Metro

City scrambles to cut pension bloat

The Bloomberg administration is reviewing the city’s costly pension system to determine if there’s a way to rein in exploding payouts unilaterally or whether “legal changes” are necessary, officials disclosed yesterday.

“We are starting to focus on all our expenses; clearly pensions are right near the top,” Mayor Bloomberg said after being asked at a City Hall press conference if the Fire Department Pension Fund needs to more closely scrutinize the disability pensions granted to three-quarters of retiring firefighters.

The Post reported last week that FDNY Lt. John McLaughlin retired in November 2001 with a three-quarters disability pension worth $86,000 a year and is now regularly competing in marathons and triathlons.

Neighbors sarcastically referred to the 55-year-old McLaughlin, who left the force as an asthmatic with diminished lung capacity, as “Johnny Lungs.”

Overall, the city’s pension costs are expected to reach $7.6 billion this year — up from $1.4 billion when Bloomberg took office in 2002. Next year, it’s expected to hit $8.7 billion.

On Sunday, The Post reported that taxpayers are shouldering 90 percent of the cost of the overburdened system, contributing an average of $8.60 for every $1 paid in by city workers.

The taxpayers’ share has skyrocketed by more than 900 percent in the last decade, from $703 million in 2000 to $6.5 billion in 2009, according to annual reports compiled by the city Comptroller’s Office.

Taxpayers put in $10 for every $1 the firefighters chip in, compared to $9 for every $1 from cops and $5.60 for every $1 from transit, sanitation and other civil servants.

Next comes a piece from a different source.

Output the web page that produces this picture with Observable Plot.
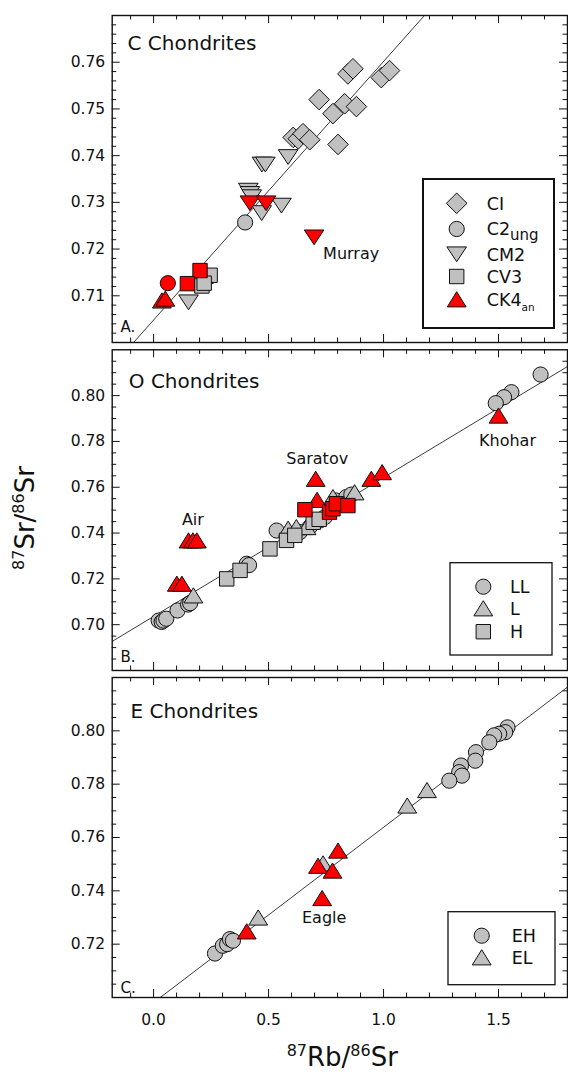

Publicly and privately, fiscal monitors warn that the worrisome rate of growth isn’t sustainable.

Goldsmith indicated the city was examining what it could do on its own to contain costs, even though Albany largely dictates pension benefits.

“There are some process issues, and there are some legal issues,” Goldsmith said. “Whether there’s anything we can do out there on our own or whether we need legal changes, that review process is going on now.”

Legal changes would likely require action by Albany.

In the case of firefighters, Albany has granted a presumption that any serious health ailment is job related.

“If a firefighter has emphysema, it’s presumed he got it on the job — even if he was smoking two packs a day,” explained one city official.

Pension costs may be going through the roof, but Bloomberg insists abuses aren’t rampant.

“I think it’s probably safe to say in most cases there are not abuses,” said the mayor, who has representatives on each of the city’s pension boards.